Clause Five of the Tobago Self-Government Bill states: “There shall be equality of status between the island of Trinidad and the island of Tobago within the sovereign democratic state of Trinidad and Tobago.”The first paragraph of the draft legislation also “confirms the recognition of the equality of status between the island of Tobago and the island of Trinidad within the unitary state of Trinidad and Tobago.”
According to Augustine, Cabinet, in the body of the legislation, still plays a major role in the decision-making process.
“There cannot be equality of status when the overreach of the Cabinet continues to be broad and even broader than it is now.”
Saying both documents “poorly and in some cases wrongly defines Tobago,” Augustine argued the bill also entrenches a governance structure and model that does not lend itself to full participatory democracy.
“In many ways what we see is an attempt, perhaps, to mirror some of what we already have in the national Parliament.

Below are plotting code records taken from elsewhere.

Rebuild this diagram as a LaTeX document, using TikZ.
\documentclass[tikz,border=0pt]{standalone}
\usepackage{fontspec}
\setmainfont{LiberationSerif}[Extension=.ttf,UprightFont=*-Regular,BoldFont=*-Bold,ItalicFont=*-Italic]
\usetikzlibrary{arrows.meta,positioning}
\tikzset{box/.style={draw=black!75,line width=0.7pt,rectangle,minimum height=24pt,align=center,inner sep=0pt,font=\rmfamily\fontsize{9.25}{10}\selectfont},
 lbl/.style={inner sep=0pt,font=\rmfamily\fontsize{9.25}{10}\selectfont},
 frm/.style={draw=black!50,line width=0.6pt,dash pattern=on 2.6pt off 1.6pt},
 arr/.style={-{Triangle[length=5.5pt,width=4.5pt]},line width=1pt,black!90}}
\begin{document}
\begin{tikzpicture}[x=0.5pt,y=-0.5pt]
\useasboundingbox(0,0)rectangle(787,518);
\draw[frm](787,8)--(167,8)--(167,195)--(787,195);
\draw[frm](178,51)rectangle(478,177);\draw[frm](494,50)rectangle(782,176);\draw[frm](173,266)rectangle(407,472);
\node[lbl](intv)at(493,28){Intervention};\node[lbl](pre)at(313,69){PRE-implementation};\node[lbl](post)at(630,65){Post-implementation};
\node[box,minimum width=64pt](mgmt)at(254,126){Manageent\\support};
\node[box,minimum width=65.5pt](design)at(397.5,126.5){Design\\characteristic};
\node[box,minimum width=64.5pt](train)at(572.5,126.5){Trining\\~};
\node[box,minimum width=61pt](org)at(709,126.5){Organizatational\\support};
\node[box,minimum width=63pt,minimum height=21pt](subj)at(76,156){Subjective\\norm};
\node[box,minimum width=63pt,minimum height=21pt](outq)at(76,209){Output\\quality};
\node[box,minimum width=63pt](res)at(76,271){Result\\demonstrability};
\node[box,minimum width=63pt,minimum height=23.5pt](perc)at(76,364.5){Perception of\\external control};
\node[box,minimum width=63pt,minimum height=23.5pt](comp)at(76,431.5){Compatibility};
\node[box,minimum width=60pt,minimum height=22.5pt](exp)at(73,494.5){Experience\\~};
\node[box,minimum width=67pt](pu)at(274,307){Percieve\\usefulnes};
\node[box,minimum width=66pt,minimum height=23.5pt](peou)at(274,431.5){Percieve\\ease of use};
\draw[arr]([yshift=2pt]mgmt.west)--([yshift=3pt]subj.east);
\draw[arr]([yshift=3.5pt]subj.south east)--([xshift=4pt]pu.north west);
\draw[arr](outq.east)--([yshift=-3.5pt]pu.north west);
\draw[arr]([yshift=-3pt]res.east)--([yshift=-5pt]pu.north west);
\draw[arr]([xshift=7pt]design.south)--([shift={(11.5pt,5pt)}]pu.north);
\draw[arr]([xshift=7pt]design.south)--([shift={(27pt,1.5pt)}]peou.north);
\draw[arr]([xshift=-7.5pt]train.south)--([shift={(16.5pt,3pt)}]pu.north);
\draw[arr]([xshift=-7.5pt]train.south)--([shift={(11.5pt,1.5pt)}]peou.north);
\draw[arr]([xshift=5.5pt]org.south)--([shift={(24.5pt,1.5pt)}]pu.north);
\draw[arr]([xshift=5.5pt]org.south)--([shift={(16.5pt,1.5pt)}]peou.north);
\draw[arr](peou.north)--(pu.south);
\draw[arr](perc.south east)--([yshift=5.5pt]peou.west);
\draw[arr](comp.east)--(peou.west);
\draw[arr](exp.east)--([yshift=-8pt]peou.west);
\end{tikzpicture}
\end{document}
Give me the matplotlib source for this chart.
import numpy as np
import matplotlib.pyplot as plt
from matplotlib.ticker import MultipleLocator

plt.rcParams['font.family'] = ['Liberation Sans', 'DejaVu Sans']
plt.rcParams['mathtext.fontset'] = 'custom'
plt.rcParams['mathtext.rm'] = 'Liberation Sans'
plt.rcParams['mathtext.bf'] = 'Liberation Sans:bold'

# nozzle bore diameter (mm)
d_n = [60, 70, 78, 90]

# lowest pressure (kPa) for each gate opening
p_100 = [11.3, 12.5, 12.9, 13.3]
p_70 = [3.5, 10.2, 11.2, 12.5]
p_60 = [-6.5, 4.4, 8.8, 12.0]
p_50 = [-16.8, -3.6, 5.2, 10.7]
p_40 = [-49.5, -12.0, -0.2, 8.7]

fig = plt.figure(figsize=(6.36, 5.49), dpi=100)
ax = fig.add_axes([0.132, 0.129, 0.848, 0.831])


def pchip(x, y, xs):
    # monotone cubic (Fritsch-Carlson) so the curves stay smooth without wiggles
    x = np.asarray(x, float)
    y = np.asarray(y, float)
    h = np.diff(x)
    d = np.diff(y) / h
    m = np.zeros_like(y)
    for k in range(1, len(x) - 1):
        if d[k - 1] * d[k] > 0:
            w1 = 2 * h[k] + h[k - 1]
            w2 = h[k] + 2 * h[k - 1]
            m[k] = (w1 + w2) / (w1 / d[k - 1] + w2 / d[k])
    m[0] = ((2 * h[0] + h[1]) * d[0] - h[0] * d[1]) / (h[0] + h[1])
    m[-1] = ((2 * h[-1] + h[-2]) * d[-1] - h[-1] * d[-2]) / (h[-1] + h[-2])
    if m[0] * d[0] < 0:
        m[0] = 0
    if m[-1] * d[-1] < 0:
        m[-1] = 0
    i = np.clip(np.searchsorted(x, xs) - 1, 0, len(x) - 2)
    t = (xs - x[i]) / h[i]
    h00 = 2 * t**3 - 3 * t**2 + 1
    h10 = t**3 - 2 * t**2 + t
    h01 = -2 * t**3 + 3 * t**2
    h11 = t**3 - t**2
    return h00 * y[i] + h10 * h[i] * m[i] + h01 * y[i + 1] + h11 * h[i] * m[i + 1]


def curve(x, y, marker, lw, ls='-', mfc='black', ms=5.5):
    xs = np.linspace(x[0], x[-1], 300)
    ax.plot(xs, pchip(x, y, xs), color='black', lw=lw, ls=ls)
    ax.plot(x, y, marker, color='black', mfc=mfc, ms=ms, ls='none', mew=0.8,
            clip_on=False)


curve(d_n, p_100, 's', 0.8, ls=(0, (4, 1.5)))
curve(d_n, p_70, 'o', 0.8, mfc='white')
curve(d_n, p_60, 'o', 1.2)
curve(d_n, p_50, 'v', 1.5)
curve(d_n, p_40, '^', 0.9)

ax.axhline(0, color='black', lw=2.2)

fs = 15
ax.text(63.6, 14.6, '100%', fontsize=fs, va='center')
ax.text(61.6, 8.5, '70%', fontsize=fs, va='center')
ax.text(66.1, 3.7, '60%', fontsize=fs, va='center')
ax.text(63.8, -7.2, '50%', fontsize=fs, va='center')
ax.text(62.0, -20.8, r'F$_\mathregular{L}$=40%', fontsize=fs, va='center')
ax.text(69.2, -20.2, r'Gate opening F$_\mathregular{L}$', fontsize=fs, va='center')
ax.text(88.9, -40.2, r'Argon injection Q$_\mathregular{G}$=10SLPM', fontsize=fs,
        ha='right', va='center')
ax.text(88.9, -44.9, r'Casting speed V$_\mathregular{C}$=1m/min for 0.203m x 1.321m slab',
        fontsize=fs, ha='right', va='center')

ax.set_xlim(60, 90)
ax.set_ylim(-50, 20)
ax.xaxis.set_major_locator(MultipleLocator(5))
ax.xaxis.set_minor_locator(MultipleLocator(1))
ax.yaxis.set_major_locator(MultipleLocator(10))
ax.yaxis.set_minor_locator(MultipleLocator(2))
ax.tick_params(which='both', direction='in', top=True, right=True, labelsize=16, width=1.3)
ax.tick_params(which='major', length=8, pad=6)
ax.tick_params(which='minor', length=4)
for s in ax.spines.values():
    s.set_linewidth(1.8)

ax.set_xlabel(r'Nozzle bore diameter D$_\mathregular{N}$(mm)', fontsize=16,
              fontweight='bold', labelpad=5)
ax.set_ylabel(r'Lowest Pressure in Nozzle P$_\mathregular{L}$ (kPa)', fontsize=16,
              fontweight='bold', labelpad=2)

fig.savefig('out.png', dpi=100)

But that does not allow for the kinds of oversight that Tobago wants.”
He added: “We must bear in mind that the very construct of the THA, with the Chief Secretary and secretaries, where we sit around a horse shoe and we have a minority (leader) as opposed to an Opposition Leader, is because Tobago, from the onset, has been deliberate in wanting something that is different and may at times not even represent the Westminster style of governance to its fullest.”
Augustine said there has historically been an “element of fear” on the part of the Government whenever discussions about Tobago’s autonomy arise.
“As a result, we find that the ultimate goal, which is to allow Tobago to reach its fullest potential in terms of economic, social, cultural… Tobago will not be able to reach its fullest potential.”